Fillon-Le Pen: la lutte des classes
Affiches de Marine le Pen et Francois Fillon dans un village de la Sarthe, septembre 2016. SIPA. 00770956_000009
Affiches de Marine le Pen et Francois Fillon dans un village de la Sarthe, septembre 2016. SIPA. 00770956_000009

J’avais dit ici mon souhait, et non ma prévision, de voir Nicolas Sarkozy candidat à la présidence de la République soutenu par le parti qu’il avait redressé après le calamiteux épisode de la guerre Fillon-Copé. J’avais dit aussi mon aversion pour le système des primaires « ouvertes », rétablissement d’un suffrage censitaire manipulatoire, complètement étranger au mécanisme voulu par Charles de Gaulle.
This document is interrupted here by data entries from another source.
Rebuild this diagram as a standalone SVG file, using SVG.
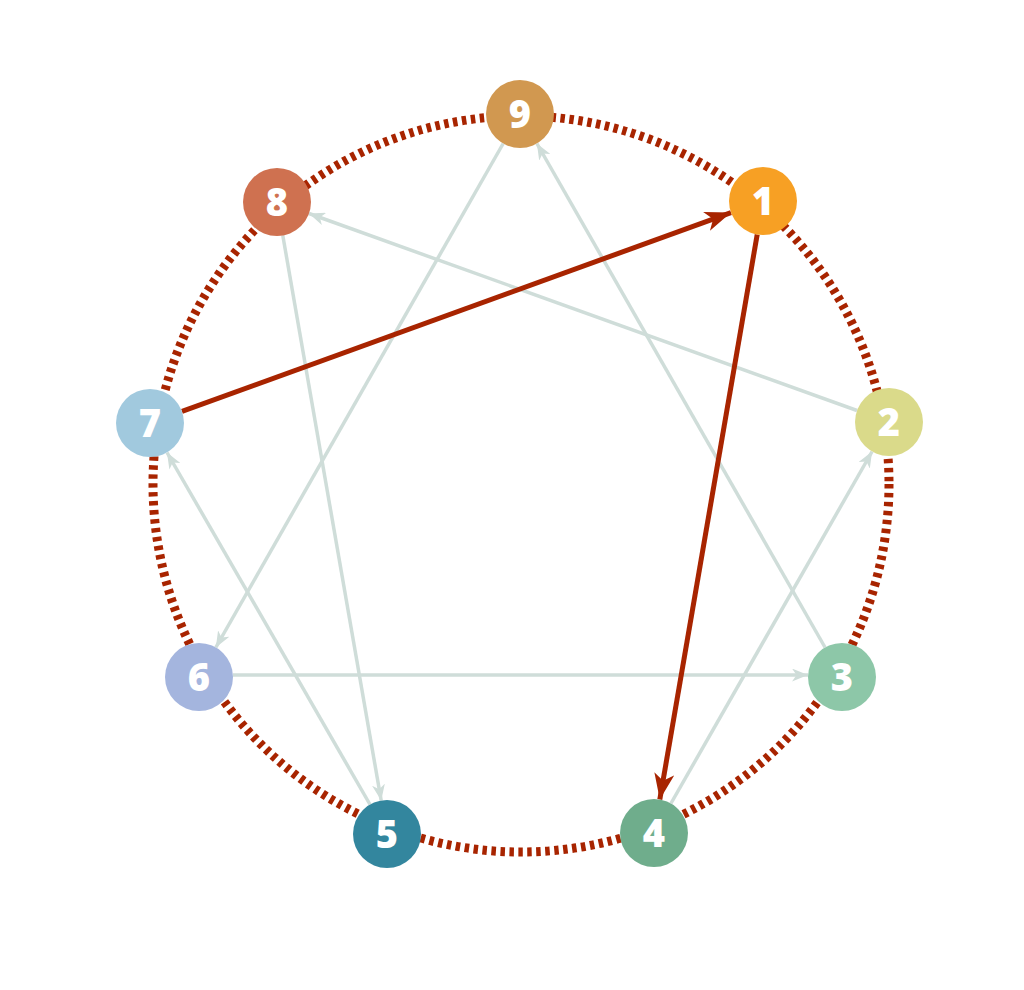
<svg xmlns="http://www.w3.org/2000/svg" width="1024" height="990" viewBox="0 0 1024 990">
<style>
.ring{fill:none;stroke:#A82400;stroke-width:9;stroke-dasharray:4.5 4.5}
.g{fill:none;stroke:#CFDDD9;stroke-width:3.5}
.r{fill:none;stroke:#A82400;stroke-width:5}
.lbl{font-family:"Open Sans","Inter","Liberation Sans",sans-serif;font-weight:800;font-size:38px;fill:#FFFFFF;text-anchor:middle}
</style>
<defs>
<marker id="ag" viewBox="0 0 16 13" refX="16" refY="6.5" markerWidth="16" markerHeight="13" markerUnits="userSpaceOnUse" orient="auto">
<path d="M16,6.5 L0,0 L4.5,6.5 L0,13 Z" fill="#CFDDD9"/>
</marker>
<marker id="ar" viewBox="0 0 26 20" refX="26" refY="10" markerWidth="26" markerHeight="20" markerUnits="userSpaceOnUse" orient="auto">
<path d="M26,10 L0,0 L7,10 L0,20 Z" fill="#A82400"/>
</marker>
</defs>
<rect width="1024" height="990" fill="#FFFFFF"/>
<circle class="ring" cx="521" cy="484" r="368"/>
<g id="connectors">
<line class="g" x1="503.2" y1="143.5" x2="215.8" y2="647.5" marker-end="url(#ag)"/>
<line class="g" x1="825.1" y1="647.5" x2="536.9" y2="143.5" marker-end="url(#ag)"/>
<line class="g" x1="857.0" y1="410.5" x2="309.0" y2="213.5" marker-end="url(#ag)"/>
<line class="g" x1="282.8" y1="235.5" x2="381.2" y2="800.5" marker-end="url(#ag)"/>
<line class="g" x1="370.0" y1="804.5" x2="167.0" y2="452.5" marker-end="url(#ag)"/>
<line class="g" x1="233" y1="675" x2="808" y2="675" marker-end="url(#ag)"/>
<line class="g" x1="670.9" y1="803.5" x2="872.1" y2="451.5" marker-end="url(#ag)"/>
<line class="r" x1="182.0" y1="411.4" x2="731.0" y2="212.6" marker-end="url(#ar)"/>
<line class="r" x1="757.2" y1="234.5" x2="659.8" y2="799.5" marker-end="url(#ar)"/>
</g>
<g id="n9"><circle cx="520" cy="114" r="34" fill="#D19850"/><text class="lbl" x="520" y="127.5">9</text></g>
<g id="n1"><circle cx="763" cy="201" r="34" fill="#F7A024"/><text class="lbl" x="763" y="214.5">1</text></g>
<g id="n2"><circle cx="889" cy="422" r="34" fill="#DADA8A"/><text class="lbl" x="889" y="435.5">2</text></g>
<g id="n3"><circle cx="842" cy="677" r="34" fill="#8DC7A8"/><text class="lbl" x="842" y="690.5">3</text></g>
<g id="n4"><circle cx="654" cy="833" r="34" fill="#6FAD8C"/><text class="lbl" x="654" y="846.5">4</text></g>
<g id="n5"><circle cx="387" cy="834" r="34" fill="#33869E"/><text class="lbl" x="387" y="847.5">5</text></g>
<g id="n6"><circle cx="199" cy="677" r="34" fill="#A4B5DE"/><text class="lbl" x="199" y="690.5">6</text></g>
<g id="n7"><circle cx="150" cy="423" r="34" fill="#A1C9DE"/><text class="lbl" x="150" y="436.5">7</text></g>
<g id="n8"><circle cx="277" cy="202" r="34" fill="#CF7150"/><text class="lbl" x="277" y="215.5">8</text></g>
</svg>
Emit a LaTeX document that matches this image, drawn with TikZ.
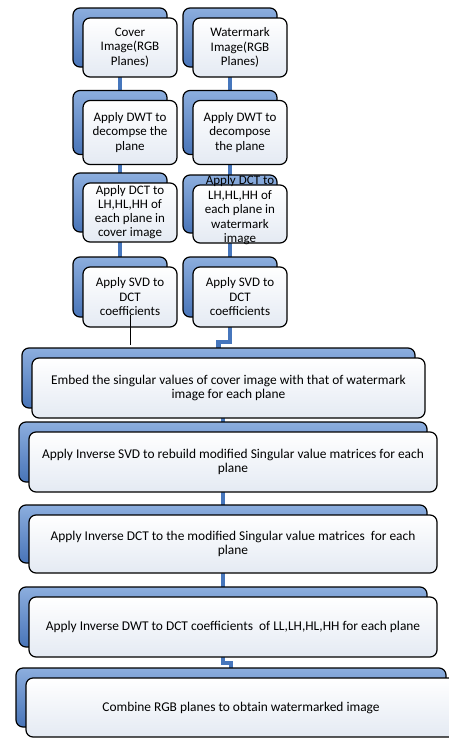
\documentclass[tikz,border=0pt]{standalone}
\usepackage{fontspec}
\setmainfont{Carlito}
\usetikzlibrary{shadows,backgrounds}
\definecolor{backtop}{RGB}{140,174,222}
\definecolor{backbot}{RGB}{72,116,184}
\definecolor{cardbot}{RGB}{228,234,243}
\definecolor{linkblue}{RGB}{70,118,188}
\tikzset{
  card/.style={draw=black, line width=1.2pt, rounded corners=7pt,
    top color=white, bottom color=cardbot, align=center, inner sep=1pt,
    general shadow={shadow xshift=-10pt, shadow yshift=10pt, draw=black,
      line width=1.2pt, top color=backtop, bottom color=backbot}},
  smallcard/.style={card, minimum width=94pt, minimum height=60pt,
    font=\fontsize{13}{14.5}\selectfont},
  widecard/.style={card, minimum width=408pt, minimum height=60pt,
    font=\fontsize{13.4}{14}\selectfont},
  link/.style={draw=linkblue, line width=4.5pt},
  stub/.style={draw=black, line width=0.8pt}
}
\begin{document}
\begin{tikzpicture}[x=1pt, y=-1pt]
	\useasboundingbox (0,0) rectangle (448,739);
	% two columns: cover image left, watermark right
	\node[smallcard, minimum height=59pt] (cover) at (130,47.5) {Cover\\Image(RGB\\Planes)};
	\node[smallcard, minimum height=59pt] (wmark) at (240,47.5) {Watermark\\Image(RGB\\Planes)};
	\node[smallcard, minimum height=64pt] (dwtc) at (130,132.5) {Apply DWT to\\decompse the\\plane};
	\node[smallcard, minimum height=64pt] (dwtw) at (240,132.5) {Apply DWT to\\decompose\\the plane};
	\node[smallcard, minimum height=59pt, font=\fontsize{13}{14}\selectfont] (dctc) at (130,212.5) {Apply DCT to\\LH,HL,HH of\\each plane in\\cover image};
	\node[smallcard, minimum height=58pt] (dctw) at (240,214) {\smash{\begin{tabular}{@{}c@{}}Apply DCT to\\LH,HL,HH of\\each plane in\\watermark\\image\end{tabular}}};
	\node[smallcard] (svdc) at (130,297) {Apply SVD to\\DCT\\coefficients};
	\node[smallcard] (svdw) at (240,297) {Apply SVD to\\DCT\\coefficients};
	% joint steps
	\node[widecard, minimum width=393pt] (embed) at (228.5,388) {Embed the singular values of cover image with that of watermark\\image for each plane};
	\node[widecard] (isvd) at (233,462) {Apply Inverse SVD to rebuild modified Singular value matrices for each\\plane};
	\node[widecard, minimum height=58pt] (idct) at (233,544) {Apply Inverse DCT to the modified Singular value matrices~~for each\\plane};
	\node[widecard] (idwt) at (233,627) {Apply Inverse DWT to DCT coefficients~~of LL,LH,HL,HH for each plane};
	\node[widecard, minimum width=430pt, minimum height=59pt] (combine) at (241,707.5) {Combine RGB planes to obtain watermarked image};
	\coordinate (bendA) at (230,342);
	\coordinate (bendB) at (223,415);
	\coordinate (bendC) at (223,663);
	\coordinate (stubend) at (130,345);
	\begin{scope}[on background layer]
		\foreach \a/\b in {cover/dwtc,dwtc/dctc,dctc/svdc,wmark/dwtw,dwtw/dctw,dctw/svdw,isvd/idct,idct/idwt}{
			\draw[link] ([xshift=-10pt]\a.center) -- ([xshift=-10pt]\b.center);
		}
		\draw[link] ([xshift=-10pt]svdw.center) -- (bendA) -| ([xshift=-10pt]embed.center);
		\draw[link] ([xshift=-10pt]embed.center) |- (bendB) -- ([xshift=-10pt]isvd.center);
		\draw[link] ([xshift=-10pt]idwt.center) -- (bendC) -| ([xshift=-10pt]combine.center);
	\end{scope}
	\draw[stub] ([yshift=-18pt]svdc.center) -- (stubend);
\end{tikzpicture}
\end{document}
Le résultat de la parodie démocratique de dimanche a validé toutes mes craintes. L’entre-deux tours les aggrave.

L’institut Harris Interactive a réalisé une étude passionnante qui nous raconte l’histoire politique de cet épisode, nous explique pourquoi Nicolas Sarkozy a été congédié par la bourgeoisie française et comment la droite s’est choisie un champion propre sur lui dont la solidité politique provoque quelques appréhensions. Je faisais le pari que Nicolas Sarkozy au regard de sa victoire de 2007, à base d’affaiblissement du Front National et, par conséquent, de sa capacité de parler aux couches populaires, pouvait refaire le coup en 2017. Je me remémorais la campagne de 2012 quand les sondages de février nous annonçaient un écart de près de 20 points avec son challenger devenu favori, et qu’il sut diviser par 10 à l’arrivée, avec une victoire de François Hollande, finalement de justesse.

Une des dimensions essentielles du rejet de Sarkozy : la haine de classe.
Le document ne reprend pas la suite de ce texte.